*Direction:* Write out the data again exactly, skipping every picture.

*Dataset extract:*
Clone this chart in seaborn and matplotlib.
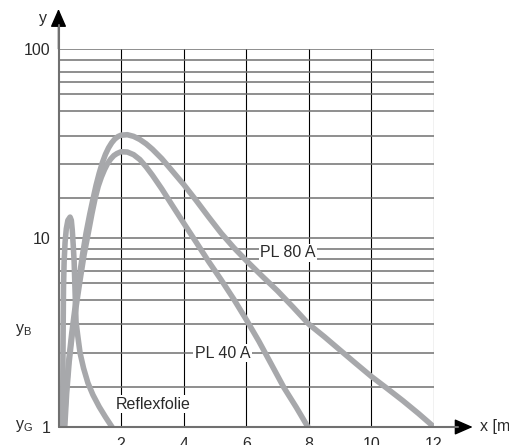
import matplotlib
matplotlib.use("Agg")
import matplotlib.pyplot as plt
import seaborn as sns

# Curve data (x in m, y log scale)
pl80_x = [0.18, 0.24, 0.32, 0.42, 0.53, 0.65, 0.77, 0.88, 1.0, 1.1, 1.2, 1.3, 1.4, 1.5, 1.6, 1.7, 1.8, 1.9, 2.0,
          2.2, 2.4, 2.6, 2.8, 3.0, 3.3, 3.6, 4.0, 4.4, 4.8, 5.2, 5.6, 6.0, 6.5, 7.0, 7.5, 8.0, 8.5, 9.0, 9.5,
          10.0, 10.5, 11.0, 11.5, 12.0]
pl80_y = [1.0, 1.5, 2.2, 3.1, 4.3, 6.0, 8.2, 10.6, 13.4, 16.0, 19.0, 22.0, 25.0, 27.7, 30.0, 31.9, 33.4, 34.4, 35.0,
          35.2, 34.5, 33.2, 31.5, 29.5, 26.3, 23.0, 19.2, 15.8, 12.9, 10.6, 8.9, 7.6, 6.3, 5.25, 4.3, 3.5, 3.0,
          2.55, 2.17, 1.85, 1.6, 1.38, 1.18, 1.0]

pl40_x = [0.2, 0.26, 0.34, 0.44, 0.56, 0.69, 0.82, 0.95, 1.07, 1.17, 1.27, 1.37, 1.47, 1.57, 1.67, 1.77, 1.87, 2.0,
          2.2, 2.4, 2.6, 2.8, 3.0, 3.3, 3.6, 4.0, 4.4, 4.8, 5.2, 5.6, 6.0, 6.4, 6.8, 7.2, 7.6, 7.97]
pl40_y = [1.0, 1.5, 2.2, 3.1, 4.3, 6.0, 8.2, 10.6, 13.5, 16.2, 18.8, 21.0, 23.0, 24.8, 26.2, 27.3, 28.0, 28.6,
          28.5, 27.6, 26.0, 23.8, 21.5, 18.2, 15.2, 12.0, 9.5, 7.5, 6.0, 4.75, 3.7, 2.85, 2.15, 1.62, 1.27, 1.0]

refl_x = [0.13, 0.14, 0.15, 0.16, 0.18, 0.21, 0.25, 0.3, 0.37, 0.41, 0.44, 0.47, 0.5, 0.53, 0.56, 0.62, 0.69,
          0.8, 0.94, 1.1, 1.3, 1.5, 1.71]
refl_y = [1.0, 2.0, 3.5, 5.5, 7.5, 9.5, 11.2, 12.4, 12.9, 12.4, 11.0, 9.2, 7.5, 5.2, 3.6, 3.0, 2.46,
          2.05, 1.71, 1.48, 1.28, 1.13, 1.0]

# grid / ticks
x_ticks = [2, 4, 6, 8, 10, 12]
y_major = [1, 10, 100]
y_major_labels = ["1", "10", "100"]
y_grid = [1.63, 2.46, 3.5, 4.7, 5.8, 6.7, 7.75, 8.75, 16.3, 24.6, 34.7, 47, 58, 67, 76, 87.5]

sns.set_style("white")
plt.rcParams["font.family"] = ["Liberation Sans", "DejaVu Sans"]
plt.rcParams["font.size"] = 11.5

curve_color = "#a7a8ab"
grid_gray = "#707070"
text_color = "#2a2a2a"
fs = 11.5

fig = plt.figure(figsize=(5.09, 4.45), dpi=100)
ax = fig.add_axes([58.5 / 509, 18 / 445, 375.5 / 509, 378 / 445])

for xs, ys in [(pl80_x, pl80_y), (pl40_x, pl40_y), (refl_x, refl_y)]:
    sns.lineplot(x=xs, y=ys, sort=False, estimator=None, ax=ax,
                 color=curve_color, linewidth=4, zorder=3)

ax.set_yscale("log")
ax.set_xlim(0, 12)
ax.set_ylim(1, 100)

ax.set_xticks(x_ticks)
ax.set_yticks(y_major)
ax.set_yticklabels(y_major_labels)
ax.set_yticks(y_grid, minor=True)
ax.yaxis.set_minor_formatter(matplotlib.ticker.NullFormatter())
ax.tick_params(axis="both", which="both", length=0, colors=text_color, labelsize=fs)
ax.tick_params(axis="x", pad=7.5)
ax.tick_params(axis="y", pad=6)

ax.grid(True, axis="y", which="both", color=grid_gray, linewidth=1.1, zorder=1)
ax.grid(True, axis="x", which="major", color="black", linewidth=0.8, zorder=1)
ax.set_axisbelow(True)

for s in ax.spines.values():
    s.set_visible(False)

# axes with arrows
head = "-|>,head_length=0.8,head_width=0.35"
ax.annotate("", xy=(0, 1.106), xytext=(0, 1.0), xycoords="axes fraction",
            arrowprops=dict(arrowstyle=head, color="black", lw=1, mutation_scale=14,
                            shrinkA=0, shrinkB=0), zorder=5)
ax.annotate("", xy=(1.103, 0), xytext=(1.0, 0), xycoords="axes fraction",
            arrowprops=dict(arrowstyle=head, color="black", lw=1, mutation_scale=14,
                            shrinkA=0, shrinkB=0), zorder=5)
ax.plot([0, 0], [0, 1.063], transform=ax.transAxes, color=grid_gray, lw=1.5,
        clip_on=False, zorder=6)
ax.plot([0, 1.064], [0, 0], transform=ax.transAxes, color=grid_gray, lw=1.5,
        clip_on=False, zorder=6)

ax.text(-0.041, 1.082, "y", transform=ax.transAxes, ha="center", va="center",
        color=text_color, fontsize=fs)
ax.text(1.122, 0, "x [m]", transform=ax.transAxes, ha="left", va="center",
        color=text_color, fontsize=fs)
ax.text(-0.116, 0.257, r"y$_\mathregular{B}$", transform=ax.transAxes,
        ha="left", va="center", color=text_color, fontsize=fs)
ax.text(-0.116, 0.003, r"y$_\mathregular{G}$", transform=ax.transAxes,
        ha="left", va="center", color=text_color, fontsize=fs)

# curve labels
box = dict(facecolor="white", edgecolor="none", pad=1)
ax.text(6.44, 8.33, "PL 80 A", ha="left", va="center", color=text_color,
        fontsize=fs, bbox=box, zorder=4)
ax.text(4.36, 2.46, "PL 40 A", ha="left", va="center", color=text_color,
        fontsize=fs, bbox=box, zorder=4)
ax.text(1.84, 1.32, "Reflexfolie", ha="left", va="center", color=text_color,
        fontsize=fs, bbox=box, zorder=4)

fig.savefig("out.png", dpi=100)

*Complete answer:*
Clone this chart in seaborn and matplotlib.
import matplotlib
matplotlib.use("Agg")
import matplotlib.pyplot as plt
import seaborn as sns

# Curve data (x in m, y log scale)
pl80_x = [0.18, 0.24, 0.32, 0.42, 0.53, 0.65, 0.77, 0.88, 1.0, 1.1, 1.2, 1.3, 1.4, 1.5, 1.6, 1.7, 1.8, 1.9, 2.0,
          2.2, 2.4, 2.6, 2.8, 3.0, 3.3, 3.6, 4.0, 4.4, 4.8, 5.2, 5.6, 6.0, 6.5, 7.0, 7.5, 8.0, 8.5, 9.0, 9.5,
          10.0, 10.5, 11.0, 11.5, 12.0]
pl80_y = [1.0, 1.5, 2.2, 3.1, 4.3, 6.0, 8.2, 10.6, 13.4, 16.0, 19.0, 22.0, 25.0, 27.7, 30.0, 31.9, 33.4, 34.4, 35.0,
          35.2, 34.5, 33.2, 31.5, 29.5, 26.3, 23.0, 19.2, 15.8, 12.9, 10.6, 8.9, 7.6, 6.3, 5.25, 4.3, 3.5, 3.0,
          2.55, 2.17, 1.85, 1.6, 1.38, 1.18, 1.0]

pl40_x = [0.2, 0.26, 0.34, 0.44, 0.56, 0.69, 0.82, 0.95, 1.07, 1.17, 1.27, 1.37, 1.47, 1.57, 1.67, 1.77, 1.87, 2.0,
          2.2, 2.4, 2.6, 2.8, 3.0, 3.3, 3.6, 4.0, 4.4, 4.8, 5.2, 5.6, 6.0, 6.4, 6.8, 7.2, 7.6, 7.97]
pl40_y = [1.0, 1.5, 2.2, 3.1, 4.3, 6.0, 8.2, 10.6, 13.5, 16.2, 18.8, 21.0, 23.0, 24.8, 26.2, 27.3, 28.0, 28.6,
          28.5, 27.6, 26.0, 23.8, 21.5, 18.2, 15.2, 12.0, 9.5, 7.5, 6.0, 4.75, 3.7, 2.85, 2.15, 1.62, 1.27, 1.0]

refl_x = [0.13, 0.14, 0.15, 0.16, 0.18, 0.21, 0.25, 0.3, 0.37, 0.41, 0.44, 0.47, 0.5, 0.53, 0.56, 0.62, 0.69,
          0.8, 0.94, 1.1, 1.3, 1.5, 1.71]
refl_y = [1.0, 2.0, 3.5, 5.5, 7.5, 9.5, 11.2, 12.4, 12.9, 12.4, 11.0, 9.2, 7.5, 5.2, 3.6, 3.0, 2.46,
          2.05, 1.71, 1.48, 1.28, 1.13, 1.0]

# grid / ticks
x_ticks = [2, 4, 6, 8, 10, 12]
y_major = [1, 10, 100]
y_major_labels = ["1", "10", "100"]
y_grid = [1.63, 2.46, 3.5, 4.7, 5.8, 6.7, 7.75, 8.75, 16.3, 24.6, 34.7, 47, 58, 67, 76, 87.5]

sns.set_style("white")
plt.rcParams["font.family"] = ["Liberation Sans", "DejaVu Sans"]
plt.rcParams["font.size"] = 11.5

curve_color = "#a7a8ab"
grid_gray = "#707070"
text_color = "#2a2a2a"
fs = 11.5

fig = plt.figure(figsize=(5.09, 4.45), dpi=100)
ax = fig.add_axes([58.5 / 509, 18 / 445, 375.5 / 509, 378 / 445])

for xs, ys in [(pl80_x, pl80_y), (pl40_x, pl40_y), (refl_x, refl_y)]:
    sns.lineplot(x=xs, y=ys, sort=False, estimator=None, ax=ax,
                 color=curve_color, linewidth=4, zorder=3)

ax.set_yscale("log")
ax.set_xlim(0, 12)
ax.set_ylim(1, 100)

ax.set_xticks(x_ticks)
ax.set_yticks(y_major)
ax.set_yticklabels(y_major_labels)
ax.set_yticks(y_grid, minor=True)
ax.yaxis.set_minor_formatter(matplotlib.ticker.NullFormatter())
ax.tick_params(axis="both", which="both", length=0, colors=text_color, labelsize=fs)
ax.tick_params(axis="x", pad=7.5)
ax.tick_params(axis="y", pad=6)

ax.grid(True, axis="y", which="both", color=grid_gray, linewidth=1.1, zorder=1)
ax.grid(True, axis="x", which="major", color="black", linewidth=0.8, zorder=1)
ax.set_axisbelow(True)

for s in ax.spines.values():
    s.set_visible(False)

# axes with arrows
head = "-|>,head_length=0.8,head_width=0.35"
ax.annotate("", xy=(0, 1.106), xytext=(0, 1.0), xycoords="axes fraction",
            arrowprops=dict(arrowstyle=head, color="black", lw=1, mutation_scale=14,
                            shrinkA=0, shrinkB=0), zorder=5)
ax.annotate("", xy=(1.103, 0), xytext=(1.0, 0), xycoords="axes fraction",
            arrowprops=dict(arrowstyle=head, color="black", lw=1, mutation_scale=14,
                            shrinkA=0, shrinkB=0), zorder=5)
ax.plot([0, 0], [0, 1.063], transform=ax.transAxes, color=grid_gray, lw=1.5,
        clip_on=False, zorder=6)
ax.plot([0, 1.064], [0, 0], transform=ax.transAxes, color=grid_gray, lw=1.5,
        clip_on=False, zorder=6)

ax.text(-0.041, 1.082, "y", transform=ax.transAxes, ha="center", va="center",
        color=text_color, fontsize=fs)
ax.text(1.122, 0, "x [m]", transform=ax.transAxes, ha="left", va="center",
        color=text_color, fontsize=fs)
ax.text(-0.116, 0.257, r"y$_\mathregular{B}$", transform=ax.transAxes,
        ha="left", va="center", color=text_color, fontsize=fs)
ax.text(-0.116, 0.003, r"y$_\mathregular{G}$", transform=ax.transAxes,
        ha="left", va="center", color=text_color, fontsize=fs)

# curve labels
box = dict(facecolor="white", edgecolor="none", pad=1)
ax.text(6.44, 8.33, "PL 80 A", ha="left", va="center", color=text_color,
        fontsize=fs, bbox=box, zorder=4)
ax.text(4.36, 2.46, "PL 40 A", ha="left", va="center", color=text_color,
        fontsize=fs, bbox=box, zorder=4)
ax.text(1.84, 1.32, "Reflexfolie", ha="left", va="center", color=text_color,
        fontsize=fs, bbox=box, zorder=4)

fig.savefig("out.png", dpi=100)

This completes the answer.